Mrs. Watchen H. Bruce, IESC’s Chief of Party explained that the group is instrumental in helping the banking sectors build their capacity on how to lend to people in the agriculture and renewable sectors.’We also work with people in the agro-business, including farmers, Agro-processors, people selling equipment to farmers. We help them to access finance,” Bruce said. “We do assessment if the need be, we provide technical existence to small and medium businesses to help them package their loans and process for applying for loans. So far we have submitted eight projects to the banks and out of the eight, we have one approved and closed.’

Bruce also said they are currently working with handicap groups in Bong and Nimba counties who are involved in cash crops, planting and producing to resell. ‘They have physical disabilities but they are not limited by their disabilities. As a matter of fact, the president of that group is in a wheel chair and he comes to my office which is on fourth floor.” According to Bruce, the bottom line is that the disable people want to help themselves and not be seen as limited because of their physical limitations.

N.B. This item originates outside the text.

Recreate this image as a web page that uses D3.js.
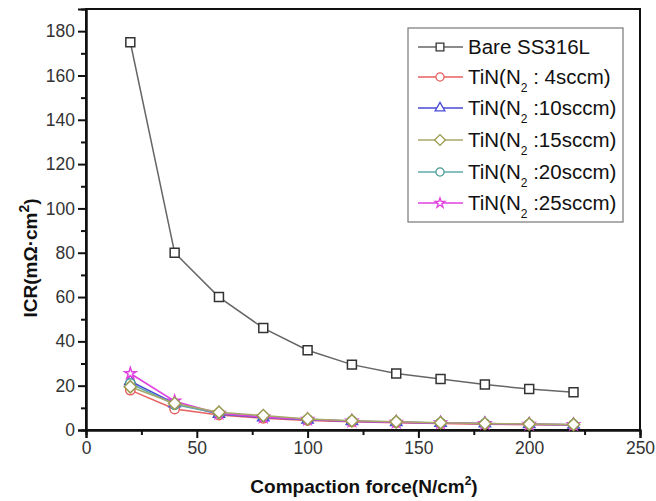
<!DOCTYPE html>
<html>
<head>
<meta charset="utf-8">
<script src="https://cdn.jsdelivr.net/npm/d3@7"></script>
<style>
  body { margin: 0; background: #fff; }
  svg { font-family: "Liberation Sans", Arial, sans-serif; }
</style>
</head>
<body>
<svg id="chart" width="656" height="501"></svg>
<script>
// compaction force (N/cm2)
const forces = [20, 40, 60, 80, 100, 120, 140, 160, 180, 200, 220];
// ICR values (mOhm cm2)
const bare = [175, 80, 60, 46, 36, 29.5, 25.5, 23, 20.5, 18.5, 17];
const tin4 = [18, 9.5, 6.8, 5.3, 4.3, 3.7, 3.3, 2.9, 2.6, 2.4, 2.2];
const tin10 = [22, 12, 7.2, 5.6, 4.6, 4.0, 3.5, 3.2, 2.9, 2.6, 2.4];
const tin15 = [19.5, 12, 8, 6.5, 5, 4.2, 3.7, 3.3, 2.9, 2.7, 2.5];
const tin20 = [21, 11.5, 7.5, 6, 4.8, 4.1, 3.6, 3.2, 2.9, 2.6, 2.4];
const tin25 = [25.5, 13, 7.5, 5.8, 4.8, 4.0, 3.5, 3.2, 2.9, 2.6, 2.4];
const xTicks = [0, 50, 100, 150, 200, 250];
const yTicks = [0, 20, 40, 60, 80, 100, 120, 140, 160, 180];

const series = [
    { name: "Bare SS316L", values: bare, color: "#666", mark: "#333", shape: "square" },
    { name: "TiN(N", rest: " : 4sccm)", values: tin4, color: "#e86060", mark: "#e86060", shape: "circle" },
    { name: "TiN(N", rest: " :10sccm)", values: tin10, color: "#4a4ad8", mark: "#4a4ad8", shape: "triangle" },
    { name: "TiN(N", rest: " :15sccm)", values: tin15, color: "#a8a868", mark: "#9a9a50", shape: "diamond" },
    { name: "TiN(N", rest: " :20sccm)", values: tin20, color: "#5eaaaa", mark: "#4a9a9a", shape: "circle" },
    { name: "TiN(N", rest: " :25sccm)", values: tin25, color: "#e040e0", mark: "#e040e0", shape: "star" }
];

const svg = d3.select("#chart");
const x = d3.scaleLinear().domain([0, 250]).range([86, 640]);
const y = d3.scaleLinear().domain([0, 190]).range([430, 9]);

function symbolPath(shape, small) {
    const k = small ? 0.75 : 1;
    if (shape === "square") return d3.symbol(d3.symbolSquare, 80 * k)();
    if (shape === "circle") return d3.symbol(d3.symbolCircle, 70 * k)();
    if (shape === "triangle") return d3.symbol(d3.symbolTriangle, 55 * k)();
    if (shape === "diamond") return d3.symbol(d3.symbolSquare, 75 * k)();
    if (shape === "star") return d3.symbol(d3.symbolStar, 40 * k)();
}
function symbolRot(shape) { return shape === "diamond" ? " rotate(45)" : ""; }

// frame
svg.append("rect")
    .attr("x", x(0)).attr("y", y(190))
    .attr("width", x(250) - x(0)).attr("height", y(0) - y(190))
    .attr("fill", "none").attr("stroke", "#111").attr("stroke-width", 2);

// axes
svg.append("g")
    .attr("transform", `translate(${x(0)},0)`)
    .call(d3.axisLeft(y).tickValues(yTicks).tickSize(8).tickPadding(3));
svg.append("g")
    .attr("transform", `translate(${x(0)},0)`)
    .call(d3.axisLeft(y).tickValues(d3.range(10, 190, 20)).tickSize(5).tickFormat(""));
svg.append("g")
    .attr("transform", `translate(0,${y(0)})`)
    .call(d3.axisBottom(x).tickValues(xTicks).tickSize(8).tickPadding(4));
svg.append("g")
    .attr("transform", `translate(0,${y(0)})`)
    .call(d3.axisBottom(x).tickValues([25, 75, 125, 175, 225]).tickSize(5).tickFormat(""));

svg.selectAll(".domain").attr("stroke", "#111").attr("stroke-width", 2);
svg.selectAll(".tick line").attr("stroke", "#111").attr("stroke-width", 2);
svg.selectAll(".tick text").attr("fill", "#333").style("font-size", "17.5px");

// axis titles
const yt = svg.append("text")
    .attr("transform", "translate(37,258) rotate(-90)")
    .attr("text-anchor", "middle")
    .style("font-size", "19px").style("font-weight", "bold").attr("fill", "#111");
yt.append("tspan").text("ICR(m\u03A9\u00B7cm");
yt.append("tspan").attr("dy", -8).style("font-size", "14px").text("2");
yt.append("tspan").attr("dy", 8).text(")");

const xt = svg.append("text")
    .attr("x", 364).attr("y", 493)
    .attr("text-anchor", "middle")
    .style("font-size", "19px").style("font-weight", "bold").attr("fill", "#111");
xt.append("tspan").text("Compaction force(N/cm");
xt.append("tspan").attr("dy", -8).style("font-size", "12px").text("2");
xt.append("tspan").attr("dy", 8).text(")");

// lines and markers (15 sccm drawn last)
const order = [0, 1, 2, 4, 5, 3];
const line = d3.line().x((d, i) => x(forces[i])).y(d => y(d));
order.forEach(k => {
    const s = series[k];
    svg.append("path").datum(s.values)
        .attr("d", line).attr("fill", "none")
        .attr("stroke", s.color).attr("stroke-width", 1.5);
    svg.selectAll(null).data(s.values).enter().append("path")
        .attr("transform", (d, i) => `translate(${x(forces[i])},${y(d)})` + symbolRot(s.shape))
        .attr("d", symbolPath(s.shape))
        .attr("fill", "#fff").attr("stroke", s.mark).attr("stroke-width", 1.5);
});

// legend
const rows = [47, 77, 108, 140, 172, 203];
const lg = svg.append("g");
lg.append("rect")
    .attr("x", 408).attr("y", 28).attr("width", 215).attr("height", 194)
    .attr("fill", "#fff").attr("stroke", "#777").attr("stroke-width", 1.2);
series.forEach((s, i) => {
    const yy = rows[i];
    lg.append("line").attr("x1", 418).attr("x2", 463).attr("y1", yy).attr("y2", yy)
        .attr("stroke", s.color).attr("stroke-width", 1.5);
    lg.append("path")
        .attr("transform", `translate(440,${yy})` + symbolRot(s.shape))
        .attr("d", symbolPath(s.shape, true))
        .attr("fill", "#fff").attr("stroke", s.mark).attr("stroke-width", 1.3);
    const t = lg.append("text").attr("x", 468).attr("y", yy + 7)
        .style("font-size", "20.5px").attr("fill", "#111");
    t.append("tspan").text(s.name);
    if (s.rest) {
        t.append("tspan").attr("dy", 8).style("font-size", "12px").text("2");
        t.append("tspan").attr("dy", -8).text(s.rest);
    }
});
</script>
</body>
</html>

Mr. Michael Wotorson, OICI Technical Advisor, said that for a very long time in Liberia, banks have not taken interest in investing in agriculture therefore their partners IESC /IBEX are helping farming groups to get loans from the banks. ‘We are getting ready to take our partners to three women’s groups in Grand Gedeh. Our idea is to get these group recognized legally and thereafter IESC can take them and get them properly packaged and directed to the banks,” Wotorson said. “If the banks can give these people loans, their transformation would be incredible, because you would have poor rural women benefiting from a huge loan to invest more.